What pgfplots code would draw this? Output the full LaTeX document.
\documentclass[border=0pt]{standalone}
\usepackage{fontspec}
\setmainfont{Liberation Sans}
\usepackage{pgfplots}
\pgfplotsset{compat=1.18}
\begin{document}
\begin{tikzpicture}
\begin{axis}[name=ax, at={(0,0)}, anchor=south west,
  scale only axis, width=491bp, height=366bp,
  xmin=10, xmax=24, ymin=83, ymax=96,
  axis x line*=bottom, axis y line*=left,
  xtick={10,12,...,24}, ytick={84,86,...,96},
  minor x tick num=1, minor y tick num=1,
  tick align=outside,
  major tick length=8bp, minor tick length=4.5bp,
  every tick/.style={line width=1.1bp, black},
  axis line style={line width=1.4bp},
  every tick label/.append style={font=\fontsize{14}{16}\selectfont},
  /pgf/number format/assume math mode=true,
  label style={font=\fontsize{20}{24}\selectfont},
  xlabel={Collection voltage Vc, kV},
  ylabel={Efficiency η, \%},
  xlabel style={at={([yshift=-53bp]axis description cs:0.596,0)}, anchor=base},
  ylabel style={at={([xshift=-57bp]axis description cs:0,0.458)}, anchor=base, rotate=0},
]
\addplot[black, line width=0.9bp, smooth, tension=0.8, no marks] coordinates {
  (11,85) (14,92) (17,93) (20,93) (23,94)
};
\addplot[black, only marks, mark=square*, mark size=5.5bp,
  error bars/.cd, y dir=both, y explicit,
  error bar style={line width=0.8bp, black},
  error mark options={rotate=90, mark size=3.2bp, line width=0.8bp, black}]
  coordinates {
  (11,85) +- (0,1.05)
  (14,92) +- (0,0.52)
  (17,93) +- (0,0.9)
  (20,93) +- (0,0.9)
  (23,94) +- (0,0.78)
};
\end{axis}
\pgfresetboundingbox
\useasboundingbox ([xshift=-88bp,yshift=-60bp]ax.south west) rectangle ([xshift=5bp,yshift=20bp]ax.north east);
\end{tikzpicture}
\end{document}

--------------------

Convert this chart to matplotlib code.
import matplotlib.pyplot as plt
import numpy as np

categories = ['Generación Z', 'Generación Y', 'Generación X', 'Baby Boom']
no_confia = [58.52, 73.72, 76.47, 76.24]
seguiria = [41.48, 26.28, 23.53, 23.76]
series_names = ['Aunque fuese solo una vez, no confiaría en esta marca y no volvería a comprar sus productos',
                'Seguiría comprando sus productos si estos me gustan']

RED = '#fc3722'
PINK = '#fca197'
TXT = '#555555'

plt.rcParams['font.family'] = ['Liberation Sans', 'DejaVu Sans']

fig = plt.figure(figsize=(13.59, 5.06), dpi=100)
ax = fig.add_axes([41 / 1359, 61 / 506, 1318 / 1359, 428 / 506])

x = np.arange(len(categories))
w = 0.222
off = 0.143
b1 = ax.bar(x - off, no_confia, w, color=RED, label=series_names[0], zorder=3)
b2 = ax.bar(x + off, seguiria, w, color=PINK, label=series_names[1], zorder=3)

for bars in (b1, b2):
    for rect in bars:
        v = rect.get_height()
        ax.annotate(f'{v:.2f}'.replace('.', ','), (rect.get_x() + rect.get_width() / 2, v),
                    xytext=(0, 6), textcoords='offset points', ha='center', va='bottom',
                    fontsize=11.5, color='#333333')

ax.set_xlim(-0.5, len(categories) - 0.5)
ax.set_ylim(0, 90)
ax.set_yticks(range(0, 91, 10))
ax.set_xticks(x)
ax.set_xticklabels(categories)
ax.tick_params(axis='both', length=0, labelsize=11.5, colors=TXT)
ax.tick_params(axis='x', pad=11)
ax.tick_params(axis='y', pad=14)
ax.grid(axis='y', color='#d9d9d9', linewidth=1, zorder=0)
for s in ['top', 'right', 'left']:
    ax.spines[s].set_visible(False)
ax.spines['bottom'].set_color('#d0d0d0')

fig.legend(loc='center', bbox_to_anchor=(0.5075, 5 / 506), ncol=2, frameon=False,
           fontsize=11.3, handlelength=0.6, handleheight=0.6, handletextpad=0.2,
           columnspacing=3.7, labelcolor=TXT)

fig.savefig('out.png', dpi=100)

--------------------

Problem statement:
Give back exactly the lines running from the line that contains "Convert this chart to matplotlib code." through the line that contains "fontsize=11.5, color='#333333')", and nothing outside them.

Finished exercise:
Convert this chart to matplotlib code.
import matplotlib.pyplot as plt
import numpy as np

categories = ['Generación Z', 'Generación Y', 'Generación X', 'Baby Boom']
no_confia = [58.52, 73.72, 76.47, 76.24]
seguiria = [41.48, 26.28, 23.53, 23.76]
series_names = ['Aunque fuese solo una vez, no confiaría en esta marca y no volvería a comprar sus productos',
                'Seguiría comprando sus productos si estos me gustan']

RED = '#fc3722'
PINK = '#fca197'
TXT = '#555555'

plt.rcParams['font.family'] = ['Liberation Sans', 'DejaVu Sans']

fig = plt.figure(figsize=(13.59, 5.06), dpi=100)
ax = fig.add_axes([41 / 1359, 61 / 506, 1318 / 1359, 428 / 506])

x = np.arange(len(categories))
w = 0.222
off = 0.143
b1 = ax.bar(x - off, no_confia, w, color=RED, label=series_names[0], zorder=3)
b2 = ax.bar(x + off, seguiria, w, color=PINK, label=series_names[1], zorder=3)

for bars in (b1, b2):
    for rect in bars:
        v = rect.get_height()
        ax.annotate(f'{v:.2f}'.replace('.', ','), (rect.get_x() + rect.get_width() / 2, v),
                    xytext=(0, 6), textcoords='offset points', ha='center', va='bottom',
                    fontsize=11.5, color='#333333')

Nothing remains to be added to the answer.